* [Listed records]
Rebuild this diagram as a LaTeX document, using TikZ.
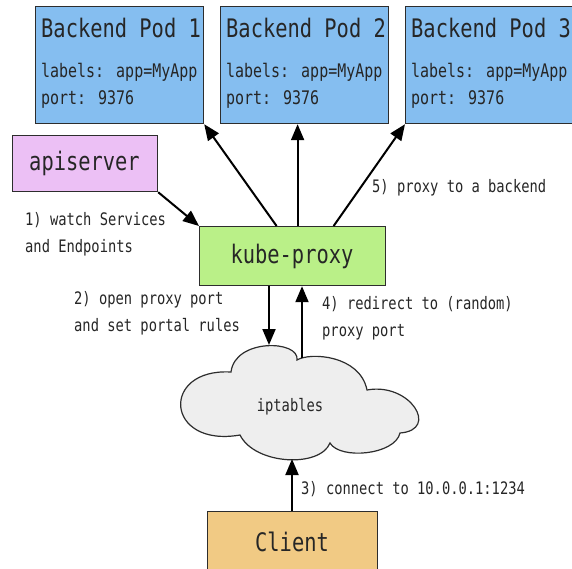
\documentclass[tikz,border=0pt]{standalone}
\usepackage{fontspec}
\usetikzlibrary{arrows.meta,calc}
\newfontfamily\monof[FakeStretch=0.8]{DejaVu Sans Mono}
\definecolor{podc}{RGB}{133,190,240}
\definecolor{apic}{RGB}{236,192,245}
\definecolor{kpc}{RGB}{186,240,136}
\definecolor{cloudc}{RGB}{238,238,238}
\definecolor{clic}{RGB}{241,202,132}
\definecolor{linec}{RGB}{45,45,45}
\tikzset{
  boxst/.style={draw=linec, line width=1.2pt, inner sep=0pt, anchor=north west},
  bigt/.style={font=\monof\fontsize{25.5}{30}\selectfont, inner sep=0pt, text=black!85},
  podt/.style={font=\monof\fontsize{18.7}{22}\selectfont, inner sep=0pt, text=black!85},
  labt/.style={font=\monof\fontsize{17.2}{20}\selectfont, inner sep=0pt, text=black!85},
  arr/.style={line width=2pt, draw=black, -{Triangle[length=16pt,width=13pt]}},
}
\begin{document}
\begin{tikzpicture}[x=1pt,y=-1pt]
\useasboundingbox[fill=white] (0,0) rectangle (572,568);
% pods
\node[boxst, fill=podc, minimum width=168pt, minimum height=117pt] (pod1) at (35,6) {};
\node[boxst, fill=podc, minimum width=168pt, minimum height=117pt] (pod2) at (220,6) {};
\node[boxst, fill=podc, minimum width=168pt, minimum height=117pt] (pod3) at (405,6) {};
\foreach \p/\x/\n in {pod1/41/1, pod2/226/2, pod3/411/3}{
  \node[bigt, anchor=base west] (\p t) at (\x,37) {Backend Pod \n};
  \node[podt, anchor=base west] (\p l) at (\x,77) {labels: app=MyApp};
  \node[podt, anchor=base west] (\p p) at (\x,104) {port: 9376};
}
% apiserver
\node[boxst, fill=apic, minimum width=145pt, minimum height=56pt] (api) at (12,135) {};
\node[bigt, anchor=base] (apit) at (84.5,170) {apiserver};
% kube-proxy
\node[boxst, fill=kpc, minimum width=186pt, minimum height=59pt] (kp) at (199,226) {};
\node[bigt, anchor=base] (kpt) at (292,263) {kube-proxy};
% client
\node[boxst, fill=clic, minimum width=170pt, minimum height=80pt] (cli) at (207,511) {};
\node[bigt, anchor=base] (clit) at (292,551) {Client};
% cloud
\path[draw=linec, line width=1.2pt, fill=cloudc]
  (231,372) .. controls (235,338) and (300,340) .. (297,360)
  .. controls (310,352) and (360,355) .. (367,390)
  .. controls (410,382) and (440,430) .. (400,433)
  .. controls (395,455) and (340,460) .. (330,443)
  .. controls (320,468) and (255,465) .. (240,435)
  .. controls (165,448) and (160,368) .. (231,372) -- cycle;
\coordinate (cltop) at (269,345);
\coordinate (clup) at (302,358);
\coordinate (clbot) at (292,459);
\node[labt, anchor=base] (iptt) at (290,411) {iptables};
% arrows
\draw[arr] (api.south east) -- (kp.north west);
\draw[arr] ([xshift=-16pt]kp.north) -- (pod1.south east);
\draw[arr] ([xshift=5pt]kp.north) -- ([xshift=5pt]kp.north |- pod2.south);
\draw[arr] ([xshift=41pt]kp.north) -- (pod3.south west);
\draw[arr] (kp.south -| cltop) -- (cltop);
\draw[arr] (clup) -- (kp.south -| clup);
\draw[arr] (cli.north -| clbot) -- (clbot);
% labels
\node[labt, anchor=base west] (l1a) at (25,225) {1) watch Services};
\node[labt, anchor=base west] (l1b) at (25,252) {and Endpoints};
\node[labt, anchor=base west] (l5) at (372,192) {5) proxy to a backend};
\node[labt, anchor=base west] (l2a) at (74,304) {2) open proxy port};
\node[labt, anchor=base west] (l2b) at (74,331) {and set portal rules};
\node[labt, anchor=base west] (l4a) at (322,309) {4) redirect to (random)};
\node[labt, anchor=base west] (l4b) at (322,336) {proxy port};
\node[labt, anchor=base west] (l3) at (301,494) {3) connect to 10.0.0.1:1234};
\end{tikzpicture}
\end{document}
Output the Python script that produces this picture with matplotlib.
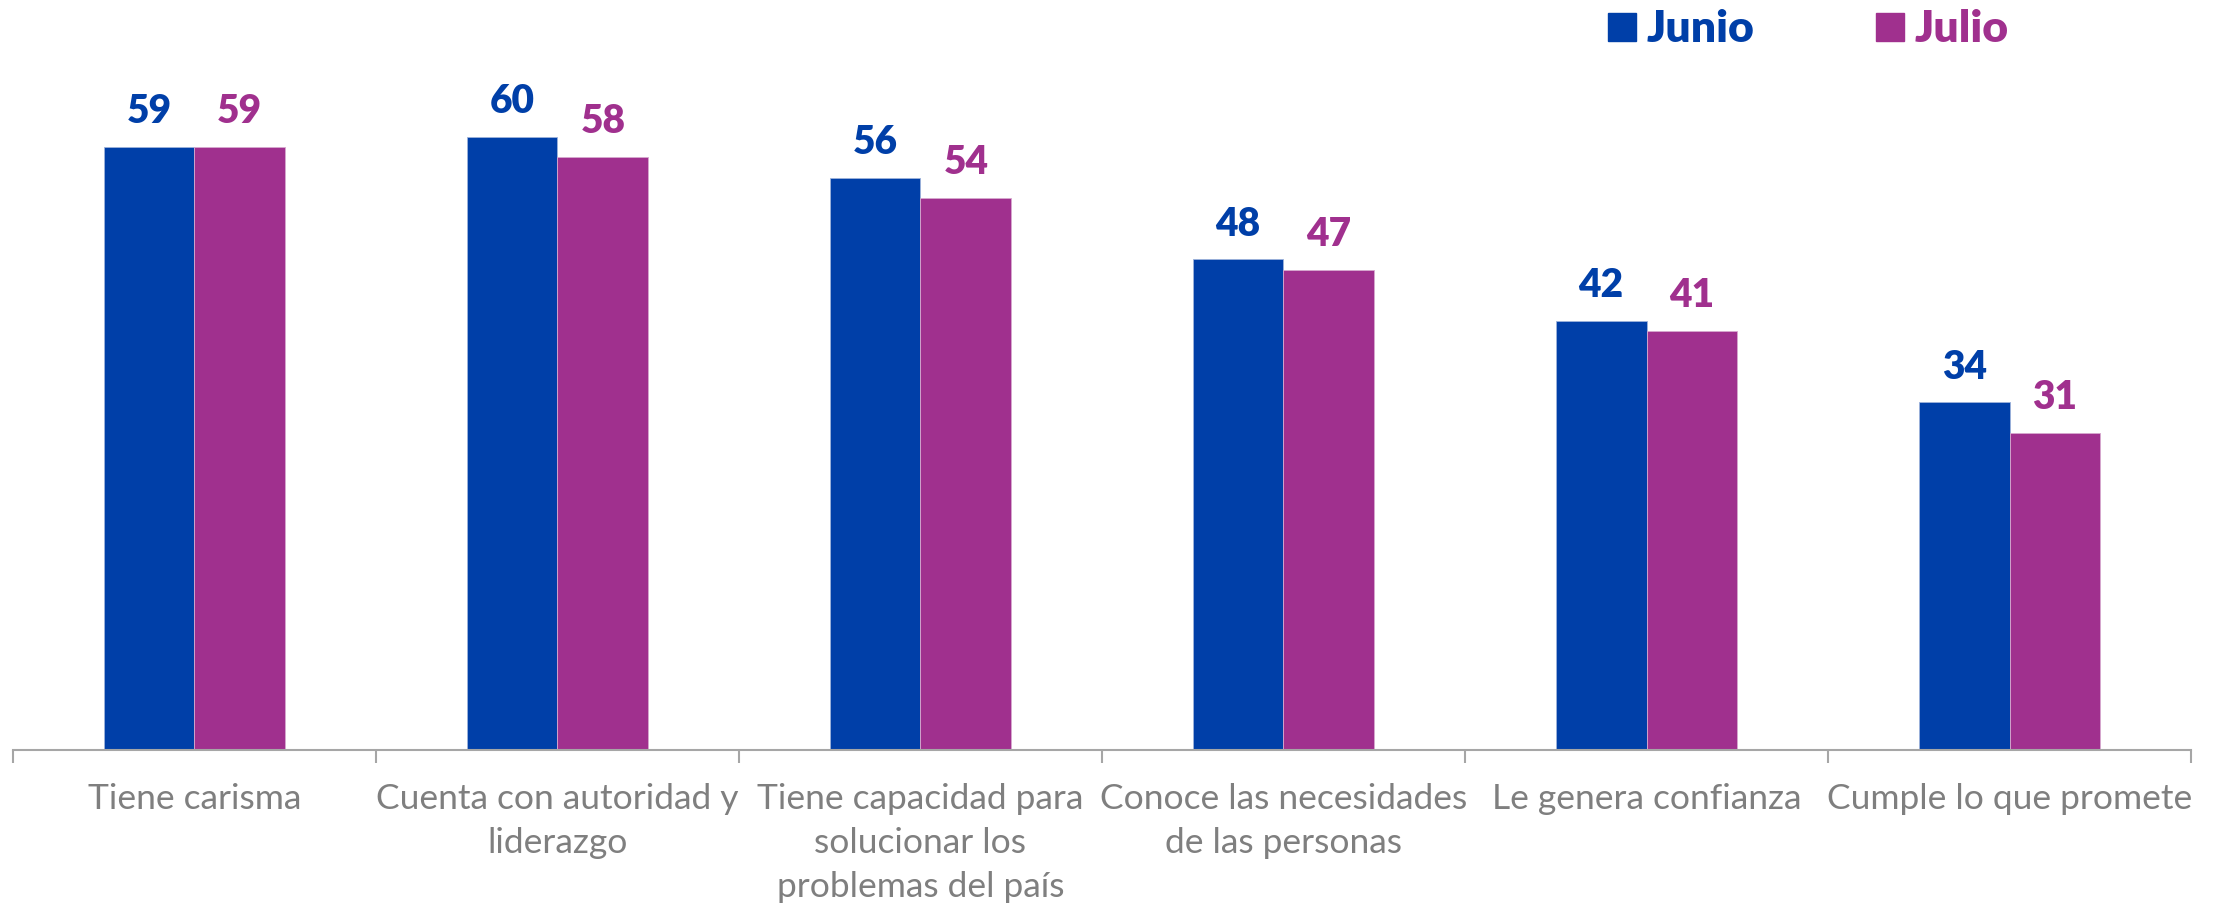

* [Work instructions]
Repeat all of the entries word for word, but omit the pictures.

* [The completed task]
Rebuild this diagram as a LaTeX document, using TikZ.
\documentclass[tikz,border=0pt]{standalone}
\usepackage{fontspec}
\usetikzlibrary{arrows.meta,calc}
\newfontfamily\monof[FakeStretch=0.8]{DejaVu Sans Mono}
\definecolor{podc}{RGB}{133,190,240}
\definecolor{apic}{RGB}{236,192,245}
\definecolor{kpc}{RGB}{186,240,136}
\definecolor{cloudc}{RGB}{238,238,238}
\definecolor{clic}{RGB}{241,202,132}
\definecolor{linec}{RGB}{45,45,45}
\tikzset{
  boxst/.style={draw=linec, line width=1.2pt, inner sep=0pt, anchor=north west},
  bigt/.style={font=\monof\fontsize{25.5}{30}\selectfont, inner sep=0pt, text=black!85},
  podt/.style={font=\monof\fontsize{18.7}{22}\selectfont, inner sep=0pt, text=black!85},
  labt/.style={font=\monof\fontsize{17.2}{20}\selectfont, inner sep=0pt, text=black!85},
  arr/.style={line width=2pt, draw=black, -{Triangle[length=16pt,width=13pt]}},
}
\begin{document}
\begin{tikzpicture}[x=1pt,y=-1pt]
\useasboundingbox[fill=white] (0,0) rectangle (572,568);
% pods
\node[boxst, fill=podc, minimum width=168pt, minimum height=117pt] (pod1) at (35,6) {};
\node[boxst, fill=podc, minimum width=168pt, minimum height=117pt] (pod2) at (220,6) {};
\node[boxst, fill=podc, minimum width=168pt, minimum height=117pt] (pod3) at (405,6) {};
\foreach \p/\x/\n in {pod1/41/1, pod2/226/2, pod3/411/3}{
  \node[bigt, anchor=base west] (\p t) at (\x,37) {Backend Pod \n};
  \node[podt, anchor=base west] (\p l) at (\x,77) {labels: app=MyApp};
  \node[podt, anchor=base west] (\p p) at (\x,104) {port: 9376};
}
% apiserver
\node[boxst, fill=apic, minimum width=145pt, minimum height=56pt] (api) at (12,135) {};
\node[bigt, anchor=base] (apit) at (84.5,170) {apiserver};
% kube-proxy
\node[boxst, fill=kpc, minimum width=186pt, minimum height=59pt] (kp) at (199,226) {};
\node[bigt, anchor=base] (kpt) at (292,263) {kube-proxy};
% client
\node[boxst, fill=clic, minimum width=170pt, minimum height=80pt] (cli) at (207,511) {};
\node[bigt, anchor=base] (clit) at (292,551) {Client};
% cloud
\path[draw=linec, line width=1.2pt, fill=cloudc]
  (231,372) .. controls (235,338) and (300,340) .. (297,360)
  .. controls (310,352) and (360,355) .. (367,390)
  .. controls (410,382) and (440,430) .. (400,433)
  .. controls (395,455) and (340,460) .. (330,443)
  .. controls (320,468) and (255,465) .. (240,435)
  .. controls (165,448) and (160,368) .. (231,372) -- cycle;
\coordinate (cltop) at (269,345);
\coordinate (clup) at (302,358);
\coordinate (clbot) at (292,459);
\node[labt, anchor=base] (iptt) at (290,411) {iptables};
% arrows
\draw[arr] (api.south east) -- (kp.north west);
\draw[arr] ([xshift=-16pt]kp.north) -- (pod1.south east);
\draw[arr] ([xshift=5pt]kp.north) -- ([xshift=5pt]kp.north |- pod2.south);
\draw[arr] ([xshift=41pt]kp.north) -- (pod3.south west);
\draw[arr] (kp.south -| cltop) -- (cltop);
\draw[arr] (clup) -- (kp.south -| clup);
\draw[arr] (cli.north -| clbot) -- (clbot);
% labels
\node[labt, anchor=base west] (l1a) at (25,225) {1) watch Services};
\node[labt, anchor=base west] (l1b) at (25,252) {and Endpoints};
\node[labt, anchor=base west] (l5) at (372,192) {5) proxy to a backend};
\node[labt, anchor=base west] (l2a) at (74,304) {2) open proxy port};
\node[labt, anchor=base west] (l2b) at (74,331) {and set portal rules};
\node[labt, anchor=base west] (l4a) at (322,309) {4) redirect to (random)};
\node[labt, anchor=base west] (l4b) at (322,336) {proxy port};
\node[labt, anchor=base west] (l3) at (301,494) {3) connect to 10.0.0.1:1234};
\end{tikzpicture}
\end{document}
Output the Python script that produces this picture with matplotlib.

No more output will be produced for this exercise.